As I said earlier, the big boys never really took the AAP seriously. They asked all the practical questions. Where would the AAP raise all the money to fight an election? How would they be able to put an effective organisation in place, in such a short period of time? How would they manage to achieve all that we have achieved in the last sixty to hundred years, in a period of one year?
The party did this and a lot more.
It raised money directly from people, something that has been unheard of in Indian politics. The party also innovated when it came to reaching out to people, something expected from a disruptive innovator. It organised small 
mohalla sabhas attended by a few hundred people at a time, all across Delhi. Of course, existing political parties used to large rallies, did not see much worth in organising events where at best a few hundred people turned up.
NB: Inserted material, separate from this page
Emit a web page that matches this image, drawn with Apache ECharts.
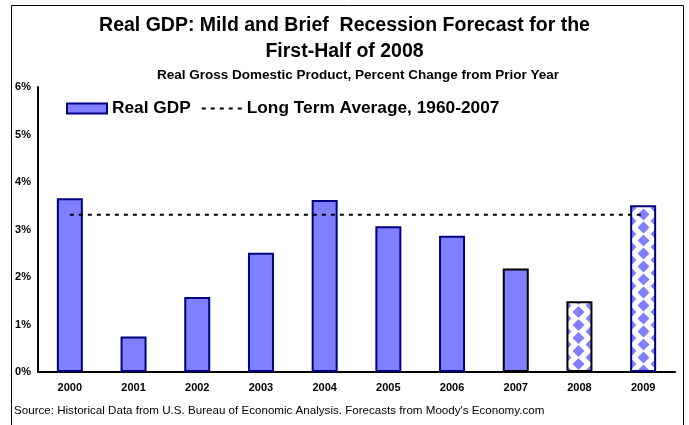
<!DOCTYPE html>
<html>
<head>
<meta charset="utf-8">
<script src="https://cdn.jsdelivr.net/npm/echarts@6/dist/echarts.min.js"></script>
<style>
  html, body { margin: 0; padding: 0; background: #fff; }
  #chart { width: 689px; height: 425px; }
</style>
</head>
<body>
<div id="chart"></div>
<script>
// Annual real GDP growth, % change from prior year
const years = ['2000', '2001', '2002', '2003', '2004', '2005', '2006', '2007', '2008', '2009'];
const gdpGrowth = [3.66, 0.75, 1.58, 2.51, 3.62, 3.07, 2.87, 2.18, 1.49, 3.51];
const longTermAverage = 3.31;          // 1960-2007
const forecastYears = ['2008', '2009'];
const blackOutlineYears = ['2007', '2008'];

const FILL = '#8080ff';
const NAVY = '#000080';

// Diamond tile used to fill the forecast bars
function diamondTile() {
  const w = 26, h = 13;
  const c = document.createElement('canvas');
  c.width = w; c.height = h;
  const g = c.getContext('2d');
  g.fillStyle = '#ffffff';
  g.fillRect(0, 0, w, h);
  g.fillStyle = FILL;
  const diamond = (cx, cy, rx, ry) => {
    g.beginPath();
    g.moveTo(cx, cy - ry);
    g.lineTo(cx + rx, cy);
    g.lineTo(cx, cy + ry);
    g.lineTo(cx - rx, cy);
    g.closePath();
    g.fill();
  };
  const rx = 6, ry = 6;
  diamond(6.5, 0, rx, ry);
  diamond(6.5, h, rx, ry);
  diamond(19.5, h / 2, rx, ry);
  diamond(32.5, 0, rx, ry);
  diamond(32.5, h, rx, ry);
  diamond(-6.5, h / 2, rx, ry);
  return c;
}
const pattern = { image: diamondTile(), repeat: 'repeat' };

const barData = years.map((y, i) => {
  const item = { value: gdpGrowth[i] };
  const style = {};
  if (forecastYears.includes(y)) style.color = pattern;
  if (blackOutlineYears.includes(y)) style.borderColor = '#000000';
  if (Object.keys(style).length) item.itemStyle = style;
  return item;
});
const avgData = years.map(() => longTermAverage);

const font = 'Arial, "Liberation Sans", sans-serif';

const chart = echarts.init(document.getElementById('chart'), null, { renderer: 'canvas' });
chart.setOption({
  backgroundColor: '#ffffff',
  animation: false,
  title: [
    {
      text: 'Real GDP: Mild and Brief  Recession Forecast for the\nFirst-Half of 2008',
      left: 'center', top: 8,
      textStyle: { fontFamily: font, fontWeight: 'bold', fontSize: 19.5, lineHeight: 26, color: '#000' }
    },
    {
      text: 'Real Gross Domestic Product, Percent Change from Prior Year',
      left: 157, top: 68, padding: 0,
      textStyle: { fontFamily: font, fontWeight: 'bold', fontSize: 13.5, color: '#000' }
    },
    {
      text: 'Source: Historical Data from U.S. Bureau of Economic Analysis. Forecasts from Moody\'s Economy.com',
      left: 14, top: 405, padding: 0,
      textStyle: { fontFamily: font, fontWeight: 'normal', fontSize: 11.6, color: '#000' }
    }
  ],
  legend: {
    left: 66, top: 100, padding: 0,
    itemWidth: 40, itemHeight: 10, itemGap: 10,
    textStyle: { fontFamily: font, fontWeight: 'bold', fontSize: 17.3, color: '#000' },
    data: [
      { name: 'Real GDP', icon: 'rect' },
      { name: 'Long Term Average, 1960-2007', itemStyle: { opacity: 0 } }
    ]
  },
  grid: { left: 38, right: 14, top: 87, bottom: 53 },
  xAxis: {
    type: 'category',
    data: years,
    axisLine: { lineStyle: { color: '#000', width: 2 } },
    axisTick: { show: false },
    axisLabel: { fontFamily: font, fontWeight: 'bold', fontSize: 11, color: '#000', margin: 10 }
  },
  yAxis: {
    type: 'value',
    min: 0, max: 6, interval: 1,
    axisLine: { show: true, lineStyle: { color: '#000', width: 2 } },
    axisTick: { show: false },
    splitLine: { show: false },
    axisLabel: { formatter: '{value}%', fontFamily: font, fontWeight: 'bold', fontSize: 11, color: '#000', margin: 7 }
  },
  series: [
    {
      name: 'Real GDP',
      type: 'bar',
      barWidth: 26,
      data: barData,
      itemStyle: { color: FILL, borderColor: NAVY, borderWidth: 2 }
    },
    {
      name: 'Long Term Average, 1960-2007',
      type: 'line',
      data: avgData,
      symbol: 'none',
      z: 3,
      lineStyle: { color: '#000', width: 2, type: [4, 5] },
      itemStyle: { color: '#000' }
    }
  ],
  graphic: [
    {
      type: 'rect',
      shape: { x: 11.5, y: 5.5, width: 672, height: 440 },
      style: { fill: null, stroke: '#000', lineWidth: 1 },
      silent: true
    }
  ]
});
</script>
</body>
</html>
The AAP also used social media very effectively when it came to drumming up support, something no one other than Narendra Modi, has tried to do.
The question is will the AAP be able to replicate its success in Delhi through other parts of the country? The answer is not simple. The incumbent politicians would like to believe that it will be very difficult for the AAP to play the game of caste so important in large parts of the country.
But what should give them hope is the fact that the larger political parties are still not taking them seriously. A senior BJP leader said on NDTV India yesterda that comparing BJP with AAP was like comparing “
Raja Bhoj with Gangu Teli”. Another BJP leader challenged them to win even a single seat out of the 48 Lok Sabha seats in Maharasthra.
This tells us that the incumbent politicians are still not taking AAP seriously and feel that they will find it difficult to replicate their success outside Delhi. How successful AAP is outside Delhi, only time will tell us.
To conclude, AAP’s spectacular debt in Indian democracy was best summarised by anchor Punya Prasun Bapai on Aaj Tak yesterday, when he said “
Jhadu, Tiranga Ke Saath Lehra Raha Hai”.